- _Information shown_
::::::::

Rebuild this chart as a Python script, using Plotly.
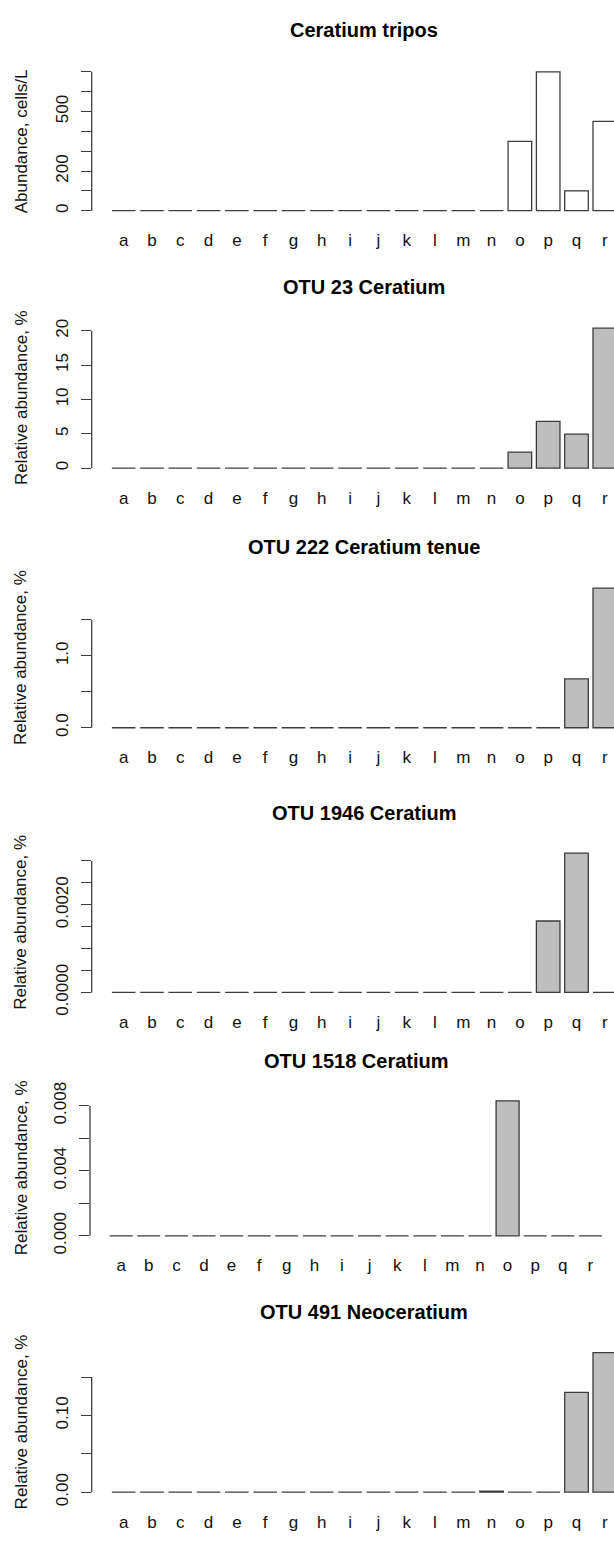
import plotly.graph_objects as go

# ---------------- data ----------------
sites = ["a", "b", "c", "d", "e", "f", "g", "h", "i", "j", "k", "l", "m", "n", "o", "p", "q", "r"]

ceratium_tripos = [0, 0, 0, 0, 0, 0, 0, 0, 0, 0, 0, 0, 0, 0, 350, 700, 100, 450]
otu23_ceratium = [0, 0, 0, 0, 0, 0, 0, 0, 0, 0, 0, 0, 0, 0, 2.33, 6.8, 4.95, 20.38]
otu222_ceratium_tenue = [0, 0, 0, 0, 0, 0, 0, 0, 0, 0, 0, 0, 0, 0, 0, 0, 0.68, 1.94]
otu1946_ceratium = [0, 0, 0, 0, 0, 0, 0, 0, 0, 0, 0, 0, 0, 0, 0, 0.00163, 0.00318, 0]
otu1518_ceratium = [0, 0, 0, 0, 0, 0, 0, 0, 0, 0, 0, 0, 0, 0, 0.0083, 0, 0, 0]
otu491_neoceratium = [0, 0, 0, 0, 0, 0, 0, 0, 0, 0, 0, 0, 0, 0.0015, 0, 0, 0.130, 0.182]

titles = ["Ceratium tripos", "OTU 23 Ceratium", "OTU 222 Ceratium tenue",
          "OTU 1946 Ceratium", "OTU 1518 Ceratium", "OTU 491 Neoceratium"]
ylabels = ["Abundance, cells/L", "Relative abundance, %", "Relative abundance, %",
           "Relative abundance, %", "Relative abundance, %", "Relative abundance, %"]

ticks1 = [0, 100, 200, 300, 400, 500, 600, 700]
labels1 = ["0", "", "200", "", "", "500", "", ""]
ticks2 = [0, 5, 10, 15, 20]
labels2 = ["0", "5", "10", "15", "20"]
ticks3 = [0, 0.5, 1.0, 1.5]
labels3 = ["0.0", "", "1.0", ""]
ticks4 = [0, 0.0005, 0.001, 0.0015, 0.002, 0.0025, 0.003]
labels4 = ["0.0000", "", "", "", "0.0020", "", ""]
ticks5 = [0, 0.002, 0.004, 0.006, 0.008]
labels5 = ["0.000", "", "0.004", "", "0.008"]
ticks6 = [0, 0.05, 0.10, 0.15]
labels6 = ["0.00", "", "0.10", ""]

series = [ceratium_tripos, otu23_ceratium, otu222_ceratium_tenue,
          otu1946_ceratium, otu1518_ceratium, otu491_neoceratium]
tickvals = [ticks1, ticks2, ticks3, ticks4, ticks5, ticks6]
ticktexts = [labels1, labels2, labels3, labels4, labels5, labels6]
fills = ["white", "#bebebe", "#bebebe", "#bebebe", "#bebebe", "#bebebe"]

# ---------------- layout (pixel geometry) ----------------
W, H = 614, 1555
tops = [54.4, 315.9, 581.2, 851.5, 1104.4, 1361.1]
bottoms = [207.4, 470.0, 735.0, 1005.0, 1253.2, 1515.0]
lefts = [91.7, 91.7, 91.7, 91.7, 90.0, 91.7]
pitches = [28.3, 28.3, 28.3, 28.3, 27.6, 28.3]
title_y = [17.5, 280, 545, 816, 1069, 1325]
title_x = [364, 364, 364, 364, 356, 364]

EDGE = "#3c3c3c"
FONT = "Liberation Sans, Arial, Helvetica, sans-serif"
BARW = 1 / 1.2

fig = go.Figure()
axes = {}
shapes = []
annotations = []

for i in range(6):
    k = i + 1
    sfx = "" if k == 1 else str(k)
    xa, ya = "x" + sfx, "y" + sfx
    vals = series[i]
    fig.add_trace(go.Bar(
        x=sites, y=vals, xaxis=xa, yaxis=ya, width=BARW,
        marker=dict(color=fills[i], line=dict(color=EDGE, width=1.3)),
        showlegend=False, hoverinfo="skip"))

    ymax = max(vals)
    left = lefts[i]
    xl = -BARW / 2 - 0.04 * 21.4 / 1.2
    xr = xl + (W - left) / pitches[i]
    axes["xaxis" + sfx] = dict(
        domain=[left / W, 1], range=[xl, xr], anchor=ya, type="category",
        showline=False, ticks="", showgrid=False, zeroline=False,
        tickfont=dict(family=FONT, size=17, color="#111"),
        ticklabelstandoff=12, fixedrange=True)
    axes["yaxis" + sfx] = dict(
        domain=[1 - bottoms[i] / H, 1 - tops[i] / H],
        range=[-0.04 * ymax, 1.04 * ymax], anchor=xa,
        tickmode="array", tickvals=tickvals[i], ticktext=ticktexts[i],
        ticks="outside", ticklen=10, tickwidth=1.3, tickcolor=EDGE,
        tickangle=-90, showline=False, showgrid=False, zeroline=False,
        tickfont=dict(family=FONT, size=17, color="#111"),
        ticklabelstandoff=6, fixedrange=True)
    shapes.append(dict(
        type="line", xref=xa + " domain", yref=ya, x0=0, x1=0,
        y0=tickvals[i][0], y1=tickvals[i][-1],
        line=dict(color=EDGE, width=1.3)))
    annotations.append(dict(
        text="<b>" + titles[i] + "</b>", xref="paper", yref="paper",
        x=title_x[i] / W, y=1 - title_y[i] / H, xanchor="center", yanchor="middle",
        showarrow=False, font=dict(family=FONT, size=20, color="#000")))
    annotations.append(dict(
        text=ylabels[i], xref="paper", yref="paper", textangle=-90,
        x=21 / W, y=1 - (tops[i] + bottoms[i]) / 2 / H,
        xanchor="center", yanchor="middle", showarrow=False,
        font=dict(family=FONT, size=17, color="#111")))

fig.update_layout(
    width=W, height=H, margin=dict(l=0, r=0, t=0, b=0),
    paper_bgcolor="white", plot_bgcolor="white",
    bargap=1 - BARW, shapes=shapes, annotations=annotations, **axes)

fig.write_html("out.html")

::::::::

From the top of the listing above, repeat each line exactly until you reach the line containing "0, 0.130, 0.182]", and repeat that one too. Leave the pictures out.

Rebuild this chart as a Python script, using Plotly.
import plotly.graph_objects as go

# ---------------- data ----------------
sites = ["a", "b", "c", "d", "e", "f", "g", "h", "i", "j", "k", "l", "m", "n", "o", "p", "q", "r"]

ceratium_tripos = [0, 0, 0, 0, 0, 0, 0, 0, 0, 0, 0, 0, 0, 0, 350, 700, 100, 450]
otu23_ceratium = [0, 0, 0, 0, 0, 0, 0, 0, 0, 0, 0, 0, 0, 0, 2.33, 6.8, 4.95, 20.38]
otu222_ceratium_tenue = [0, 0, 0, 0, 0, 0, 0, 0, 0, 0, 0, 0, 0, 0, 0, 0, 0.68, 1.94]
otu1946_ceratium = [0, 0, 0, 0, 0, 0, 0, 0, 0, 0, 0, 0, 0, 0, 0, 0.00163, 0.00318, 0]
otu1518_ceratium = [0, 0, 0, 0, 0, 0, 0, 0, 0, 0, 0, 0, 0, 0, 0.0083, 0, 0, 0]
otu491_neoceratium = [0, 0, 0, 0, 0, 0, 0, 0, 0, 0, 0, 0, 0, 0.0015, 0, 0, 0.130, 0.182]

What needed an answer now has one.